Pubdate: Thu, 4 Feb 1999
Source: Orange County Weekly (CA)
Copyright: 1999, Orange County Weekly, Inc.
Contact:  http://www.ocweekly.com/
Author:  Nick Schou

CRIMINAL PROSECUTION BODY COUNT GROWS IN WAR ON MEDICAL MARIJUANA

Like the enigmatic psycho killer in the penultimate act of a hackneyed
horror flick-the maniac who mysteriously returns to life as soon as
the hero turns his back-Orange County's war on medical marijuana just
won't die. It dispatched its latest victim with stunning severity on
Jan. 29. To perform the honors, distinguished former county prosecutor
Carl Armbrust took a break from his retirement to attend the
sentencing of Marvin Chavez, the medical-marijuana activist convicted
last November of selling marijuana to undercover cops.

That afternoon, Judge Thomas J. Borris sentenced Chavez to six years
in jail, a punishment that stemmed from an undercover operation
directed by Armbrust's anti-narcotics task force against Chavez's
Orange County Patient-Doctor-Nurse Support Group. As he exited Orange
County's West Municipal courtroom in handcuffs, Chavez looked to his
defense attorney, Jim Silva, and said forgivingly, "That's all right."
Silva couldn't help but think of the old cliche about Orange County
that ought to be reserved for history books and not newspaper
articles: "Behind the Orange Curtain."

"I wasn't sure what that phrase meant until today," said Silva, who
lives in Venice, during a Jan. 29 interview. "Judge Borris' decision
took me completely off-guard. It may change the whole political
landscape. Marvin only provided marijuana to patients or to undercover
cops pretending to be patients. But Judge Borris didn't even consider
that as a mitigating factor in his sentencing."

Almost as disturbing as Borris' sentence, Silva said, was the 30-page
probation report used in Friday's hearing. Among other considerations,
such as the two previous narcotics-related felonies on Chavez's
record, the report noted, "Mr. Chavez says he would continue to travel
around the state and 'educate' people about medical marijuana."

"The report makes it abundantly clear they don't want Marvin to
exercise his rights to free speech," concluded Silva. "Orange County
is willing to use incarceration as a means to prevent Marvin from
educating people about medical marijuana. That is exactly the kind of
thing that Fifth Amendment [advocates] would find repugnant."
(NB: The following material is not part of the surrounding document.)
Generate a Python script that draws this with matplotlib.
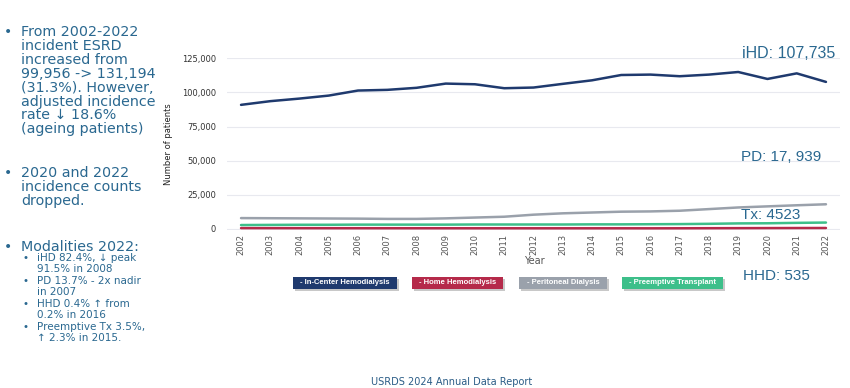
import matplotlib.pyplot as plt
from matplotlib.patches import Rectangle
from matplotlib.ticker import FuncFormatter

years = list(range(2002, 2023))
ihd = [90900, 93600, 95500, 97700, 101400, 101900, 103400, 106500, 106000, 103100,
       103600, 106300, 108900, 112800, 113100, 111900, 113100, 115000, 109900, 114000, 107735]
hhd = [450, 420, 400, 380, 370, 360, 350, 340, 330, 330,
       320, 320, 320, 320, 300, 330, 380, 420, 470, 510, 535]
pd = [7800, 7700, 7600, 7500, 7400, 7200, 7200, 7600, 8200, 8800,
      10300, 11300, 11900, 12500, 12700, 13200, 14400, 15600, 16400, 17200, 17939]
tx = [2700, 2800, 2900, 2900, 3000, 3000, 3000, 3000, 3100, 3100,
      3100, 3100, 3200, 3200, 3300, 3400, 3600, 3900, 4000, 4300, 4523]

series_names = ["In-Center Hemodialysis", "Home Hemodialysis", "Peritoneal Dialysis", "Preemptive Transplant"]
colors = ["#1f3a6e", "#b52a4a", "#9aa1ab", "#3dbf8a"]

txt_col = "#2a6890"
fam = ["DejaVu Sans"]

W, H = 850, 388
fig = plt.figure(figsize=(8.5, 3.88), dpi=100)
fig.patch.set_facecolor("white")

ax = fig.add_axes([227/W, 0.407, 613/W, 0.4443])
for vals, c in zip([ihd, hhd, pd, tx], colors):
    ax.plot(years, vals, color=c, lw=1.8, solid_capstyle="round")
ax.set_xlim(2001.52, 2022.48)
ax.set_ylim(-1000, 125500)
ax.set_yticks([0, 25000, 50000, 75000, 100000, 125000])
ax.yaxis.set_major_formatter(FuncFormatter(lambda v, p: f"{int(v):,}"))
ax.set_xticks(years)
ax.set_xticklabels([str(y) for y in years], rotation=90, fontsize=6, color="#555555")
ax.tick_params(axis="y", labelsize=6, colors="#333333", length=0, pad=8)
ax.tick_params(axis="x", length=0, pad=3)
ax.grid(axis="y", color="#e8e9ef", lw=0.8)
ax.set_axisbelow(True)
for s in ax.spines.values():
    s.set_visible(False)
ax.set_ylabel("Number of patients", fontsize=6, color="#222222", labelpad=6)
fig.text(534/W, 1 - 261/H, "Year", fontsize=7, color="#555555", ha="center", va="center")

# legend boxes (pixel extents)
boxes = [(293, 397), (412, 503), (519, 607), (622, 723)]
for name, c, (x0, x1) in zip(series_names, colors, boxes):
    fig.patches.append(Rectangle(((x0 + 2)/W, 1 - 291/H), (x1 - x0)/W, 12/H,
                                 transform=fig.transFigure, fc="#c8c8c8", ec="none", zorder=1))
    fig.patches.append(Rectangle((x0/W, 1 - 289/H), (x1 - x0)/W, 12/H,
                                 transform=fig.transFigure, fc=c, ec="none", zorder=2))
    fig.text((x0 + x1)/2/W, 1 - 283/H, "- " + name, fontsize=5.5, color="white", ha="center",
             va="center", family="Liberation Sans", fontweight="bold", zorder=3)

# annotations
ann_kw = dict(color=txt_col, family="Liberation Sans", va="center")
fig.text(742/W, 1 - 53/H, "iHD: 107,735", fontsize=11.5, **ann_kw)
fig.text(741/W, 1 - 157/H, "PD: 17, 939", fontsize=11, **ann_kw)
fig.text(741/W, 1 - 215/H, "Tx: 4523", fontsize=11, **ann_kw)
fig.text(743/W, 1 - 276/H, "HHD: 535", fontsize=11, **ann_kw)

# left text
main_lines = [
    (32, "•", "From 2002-2022"),
    (46, "", "incident ESRD"),
    (60, "", "increased from"),
    (74, "", "99,956 -> 131,194"),
    (88, "", "(31.3%). However,"),
    (102, "", "adjusted incidence"),
    (115, "", "rate \u2193 18.6%"),
    (129, "", "(ageing patients)"),
    (173, "•", "2020 and 2022"),
    (187, "", "incidence counts"),
    (201, "", "dropped."),
    (247, "•", "Modalities 2022:"),
]
for y, b, t in main_lines:
    if b:
        fig.text(4/W, 1 - y/H, b, fontsize=10, color=txt_col, va="center", family=fam)
    fig.text(21/W, 1 - y/H, t, fontsize=10.3, color=txt_col, va="center", family=fam)

sub_lines = [
    (258, "•", "iHD 82.4%, \u2193 peak"),
    (269, "", "91.5% in 2008"),
    (281, "•", "PD 13.7% - 2x nadir"),
    (292, "", "in 2007"),
    (304, "•", "HHD 0.4% \u2191 from"),
    (315, "", "0.2% in 2016"),
    (327, "•", "Preemptive Tx 3.5%,"),
    (338, "", "\u2191 2.3% in 2015."),
]
for y, b, t in sub_lines:
    if b:
        fig.text(23/W, 1 - y/H, b, fontsize=7.5, color=txt_col, va="center", family=fam)
    fig.text(37/W, 1 - y/H, t, fontsize=7.5, color=txt_col, va="center", family=fam)

fig.text(452/W, 1 - 382/H, "USRDS 2024 Annual Data Report", fontsize=7, color="#2a5c86",
         ha="center", va="center", family=fam)

plt.savefig("out.png", dpi=100)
Silva isn't alone in his feelings about the current state of justice
in Orange County. In fact, many observers to the drama that unfolded
toward the end of Chavez's high-profile trial found themselves
struggling to comprehend the harshness of his prison sentence. On Jan.
31, The Orange County Register, which had previously both criticized
and praised Borris for the fairness of his courtroom rulings,
lambasted Chavez's sentence as "near criminal."

"This is the battleground," declared Mike Vardoulis, vice president of
the OC Hemp Council. "Orange County, for whatever reason, wants to
display the least amount of sympathy to medical marijuana users. It's
open season." Vardoulis claimed that sending activists like Chavez to
jail is part of a silent conspiracy by government officials to cover
up the medicinal benefits of cannabis. "It's gotten pretty obvious,"
said Vardoulis. "So many people have been arrested, sent to jail, and
are being denied access to their medication."

Chavez isn't the only casualty of California's ongoing war on medical
marijuana-just the latest. On Jan. 19, just 10 days before Chavez was
sent to prison, police in northern California arrested Steve Kubby,
who last year ran unsuccessfully for California governor on the
Libertarian Party ticket. Arrested at their home near Lake Tahoe, both
Kubby and his wife were charged with cultivation and possession of
marijuana plants, despite the fact that Kubby, one of the original
authors of Proposition 215, carries a doctor's note permitting him to
grow and smoke the drug.

Last year, David Herrick, a former San Bernardino County sheriff's
deputy, received a four-year prison sentence after being convicted of
several of the same charges that later were used by OC prosecutors
against Chavez. Herrick, who suffers from a back injury, is now being
held at Salinas Valley State Prison in Soledad, where he is reportedly
being denied access to his medication. He is also being denied
visits-or interviews-from reporters. Herrick's appeal is scheduled to
begin next month.

Meanwhile, the wheels of Orange County justice grind on. Of the three
individuals who risked their liberty to help sick Californians obtain
their legal medicine, two are now behind bars. On Feb. 3 the trial of
the third and final founding member of Orange County's now-defunct
Patient-Doctor-Nurse-Support-Group, Jack Schachter, began at the West
Municipal Court in Westminster. Like that of Marvin Chavez,
Schachter's case stems from Armbrust's undercover operation, which
relied on police officers posing as sick patients with doctors' notes
to trick Chavez into "dealing" baggies of marijuana marked "Not for
Sale-For Medicinal Use Only." If convicted, Schachter faces a maximum
sentence of several years in a state penitentiary.